Bogus. Wear wool socks.
posted by mhoye at 4:12 PM on January 2, 2012


Meh.

Here's a quick control - put on thin cotton gloves, then wrap foil around one hand and wax paper around the other hand. The foil will perform the same radiant heat reflection/blocking that they're advertising here. I doubt you'll see a difference between the foil and paper.

If you really want to keep your hands/feet/body warm then get some electrically-heated outerwear to actually heat your body (or simply use heat packets).
posted by jpeacock at 4:29 PM on January 2, 2012


The shirt you link to is basically a polyester shirt with ceramic particles embedded in the fabric. It makes sense that ceramic is better at retaining and radiating heat than regular shirt fabric, but I'm dubious that it would make any difference at that level.
posted by mkultra at 5:18 PM on January 2, 2012


I was once shopping for a water filter. I found one that did what I wanted, but it also had bullshit marketing claims, up to and including invoked the healing powers of quatz crystals.

I decided that I'm not rewarding deceit, and even though the product would do what I wanted, I bought from a competitor that limited themselves to honest claims.

So my suggestion is that this kind of dishonest marketing removes any need to evaluate the product - it doesn't matter if the product is any good, you still shouldn't support deceit.
posted by -harlequin- at 5:25 PM on January 2, 2012 [2 favorites]


This explanation of the therapy is such unadulterated bullshit it's not even wrong.
posted by TedW at 5:27 PM on January 2, 2012 [2 favorites]


(And At a pragmatic level, bullshit-marketing works best on indiscriminate and/or gullible people. And if a product is explicitly targeted at indiscriminate/gullible buyers, you can generally expect the quality to be shoddy, and thus know that you don't want it. No-one puts blood, sweat, and tears into developing a top product that distinguishes itself in quality yet targets the indiscriminate buyer market, except for a few True Believers, but their products also suck.)
posted by -harlequin- at 5:36 PM on January 2, 2012


Response by poster: So it seems my BS alarm was not misleading me - TedW, I hadn't looked deeply enough to find that particular page - wow. Pretty unmistakeable. I guess I was hoping that there was at least bit of possible validity to it, just to save me from believing that there are still so many slimy snake oil sellers out there.

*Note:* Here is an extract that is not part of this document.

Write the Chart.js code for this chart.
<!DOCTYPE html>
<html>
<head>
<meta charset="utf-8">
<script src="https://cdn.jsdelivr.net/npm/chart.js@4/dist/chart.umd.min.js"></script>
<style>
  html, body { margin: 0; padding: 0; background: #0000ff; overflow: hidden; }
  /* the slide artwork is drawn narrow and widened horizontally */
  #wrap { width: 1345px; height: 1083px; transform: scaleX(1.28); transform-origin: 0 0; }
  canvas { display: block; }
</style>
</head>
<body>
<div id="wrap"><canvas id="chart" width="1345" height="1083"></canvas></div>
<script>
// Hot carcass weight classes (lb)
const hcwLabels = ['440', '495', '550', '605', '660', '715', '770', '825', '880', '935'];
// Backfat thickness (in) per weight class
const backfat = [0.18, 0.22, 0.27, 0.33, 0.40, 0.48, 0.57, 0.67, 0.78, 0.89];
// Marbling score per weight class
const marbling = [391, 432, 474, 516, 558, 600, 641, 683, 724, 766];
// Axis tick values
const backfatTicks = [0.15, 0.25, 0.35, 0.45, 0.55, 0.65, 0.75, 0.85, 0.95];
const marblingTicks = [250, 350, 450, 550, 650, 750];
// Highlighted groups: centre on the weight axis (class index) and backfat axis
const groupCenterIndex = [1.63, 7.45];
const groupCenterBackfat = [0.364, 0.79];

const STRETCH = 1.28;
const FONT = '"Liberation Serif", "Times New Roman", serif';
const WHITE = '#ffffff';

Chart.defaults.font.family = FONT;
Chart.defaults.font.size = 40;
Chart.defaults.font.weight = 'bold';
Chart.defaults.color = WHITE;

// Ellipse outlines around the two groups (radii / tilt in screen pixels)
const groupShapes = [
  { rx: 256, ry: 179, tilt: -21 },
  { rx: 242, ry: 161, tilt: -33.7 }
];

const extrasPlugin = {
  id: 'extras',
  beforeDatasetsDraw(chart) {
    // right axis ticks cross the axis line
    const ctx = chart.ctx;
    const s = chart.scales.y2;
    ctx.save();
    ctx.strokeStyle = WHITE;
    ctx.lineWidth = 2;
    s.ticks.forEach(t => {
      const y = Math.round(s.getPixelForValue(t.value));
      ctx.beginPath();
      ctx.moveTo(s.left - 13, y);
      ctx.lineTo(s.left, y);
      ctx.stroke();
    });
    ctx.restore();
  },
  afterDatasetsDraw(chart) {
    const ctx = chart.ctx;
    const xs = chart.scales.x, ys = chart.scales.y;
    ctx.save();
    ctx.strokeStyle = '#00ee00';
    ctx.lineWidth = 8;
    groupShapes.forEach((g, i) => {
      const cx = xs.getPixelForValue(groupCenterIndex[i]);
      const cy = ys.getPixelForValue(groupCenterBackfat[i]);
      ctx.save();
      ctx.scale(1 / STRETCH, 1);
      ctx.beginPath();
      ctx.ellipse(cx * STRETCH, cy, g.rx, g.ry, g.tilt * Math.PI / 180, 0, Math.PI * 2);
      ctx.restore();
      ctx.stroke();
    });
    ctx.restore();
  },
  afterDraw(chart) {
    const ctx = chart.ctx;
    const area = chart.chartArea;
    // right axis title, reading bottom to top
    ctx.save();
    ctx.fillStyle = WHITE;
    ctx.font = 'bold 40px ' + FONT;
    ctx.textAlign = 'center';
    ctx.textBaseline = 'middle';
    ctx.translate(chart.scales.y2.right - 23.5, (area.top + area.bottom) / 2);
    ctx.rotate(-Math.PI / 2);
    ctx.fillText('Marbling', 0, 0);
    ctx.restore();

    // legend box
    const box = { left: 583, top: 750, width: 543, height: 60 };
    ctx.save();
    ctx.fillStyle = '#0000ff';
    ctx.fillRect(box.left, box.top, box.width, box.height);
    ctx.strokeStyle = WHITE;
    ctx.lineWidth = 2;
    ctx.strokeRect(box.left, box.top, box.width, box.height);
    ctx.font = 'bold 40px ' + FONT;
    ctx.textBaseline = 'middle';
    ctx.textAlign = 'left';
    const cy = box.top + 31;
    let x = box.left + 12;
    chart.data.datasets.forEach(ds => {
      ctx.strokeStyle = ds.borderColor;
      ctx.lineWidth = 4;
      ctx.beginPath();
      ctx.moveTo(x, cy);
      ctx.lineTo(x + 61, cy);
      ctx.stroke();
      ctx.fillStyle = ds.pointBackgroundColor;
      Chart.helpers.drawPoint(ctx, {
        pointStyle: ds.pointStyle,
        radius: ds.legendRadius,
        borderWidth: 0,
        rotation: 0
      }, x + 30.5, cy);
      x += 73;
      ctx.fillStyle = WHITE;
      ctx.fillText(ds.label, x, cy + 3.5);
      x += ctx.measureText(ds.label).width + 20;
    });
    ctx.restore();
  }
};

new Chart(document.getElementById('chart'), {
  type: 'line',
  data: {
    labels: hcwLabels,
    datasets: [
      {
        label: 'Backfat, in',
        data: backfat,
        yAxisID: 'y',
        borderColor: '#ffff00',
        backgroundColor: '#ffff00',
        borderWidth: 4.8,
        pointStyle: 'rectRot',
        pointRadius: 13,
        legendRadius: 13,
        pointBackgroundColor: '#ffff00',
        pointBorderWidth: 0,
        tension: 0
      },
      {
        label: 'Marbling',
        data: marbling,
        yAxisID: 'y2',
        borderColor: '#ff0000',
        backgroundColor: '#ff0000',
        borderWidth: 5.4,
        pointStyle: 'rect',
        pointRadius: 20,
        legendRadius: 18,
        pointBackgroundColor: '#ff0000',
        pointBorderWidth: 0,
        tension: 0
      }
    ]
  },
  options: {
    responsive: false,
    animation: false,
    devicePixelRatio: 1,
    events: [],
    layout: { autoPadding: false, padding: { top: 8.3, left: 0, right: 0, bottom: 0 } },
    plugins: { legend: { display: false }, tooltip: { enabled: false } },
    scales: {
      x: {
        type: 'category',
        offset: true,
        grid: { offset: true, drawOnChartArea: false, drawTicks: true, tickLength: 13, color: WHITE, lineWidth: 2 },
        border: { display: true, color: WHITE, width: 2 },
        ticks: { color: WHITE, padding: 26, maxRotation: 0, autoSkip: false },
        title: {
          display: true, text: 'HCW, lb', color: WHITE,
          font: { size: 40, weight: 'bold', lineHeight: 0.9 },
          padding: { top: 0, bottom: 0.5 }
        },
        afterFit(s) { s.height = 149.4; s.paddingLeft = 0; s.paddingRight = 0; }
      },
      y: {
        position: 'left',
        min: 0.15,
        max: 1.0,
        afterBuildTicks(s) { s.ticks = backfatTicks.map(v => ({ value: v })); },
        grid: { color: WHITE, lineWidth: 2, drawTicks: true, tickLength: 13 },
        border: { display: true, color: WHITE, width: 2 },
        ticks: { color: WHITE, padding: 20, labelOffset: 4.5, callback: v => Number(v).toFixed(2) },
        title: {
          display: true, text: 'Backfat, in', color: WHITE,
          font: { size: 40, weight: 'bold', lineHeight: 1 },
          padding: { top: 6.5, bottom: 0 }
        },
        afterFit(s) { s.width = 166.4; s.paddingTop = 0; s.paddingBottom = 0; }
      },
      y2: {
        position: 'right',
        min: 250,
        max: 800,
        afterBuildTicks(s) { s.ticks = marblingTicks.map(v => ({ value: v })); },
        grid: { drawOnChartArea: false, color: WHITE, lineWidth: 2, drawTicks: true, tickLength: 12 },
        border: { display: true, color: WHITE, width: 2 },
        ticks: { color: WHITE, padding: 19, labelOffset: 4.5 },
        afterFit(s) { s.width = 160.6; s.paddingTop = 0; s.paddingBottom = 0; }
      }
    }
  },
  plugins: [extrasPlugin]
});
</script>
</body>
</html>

Can anyone shed light on the legal angle?
posted by Corvid at 6:22 PM on January 2, 2012


Can anyone shed light on the legal angle?

Unfortunately the FDA is so underfunded and understaffed that it only pursues the most egregious offenders when it comes to quack medical devices; in general if it is not obviously unsafe and not too blatant about the claims it makes they will tend to ignore a product. For example, look at the story of Enzyte (of Smilin' Bob fame) which evidently continues to be made by a new company (that I won't do the favor of linking to) even after the owners of the original company were sent to jail for fraud. It probably helps that these frauds have two allies in the senate; one conservative and one liberal.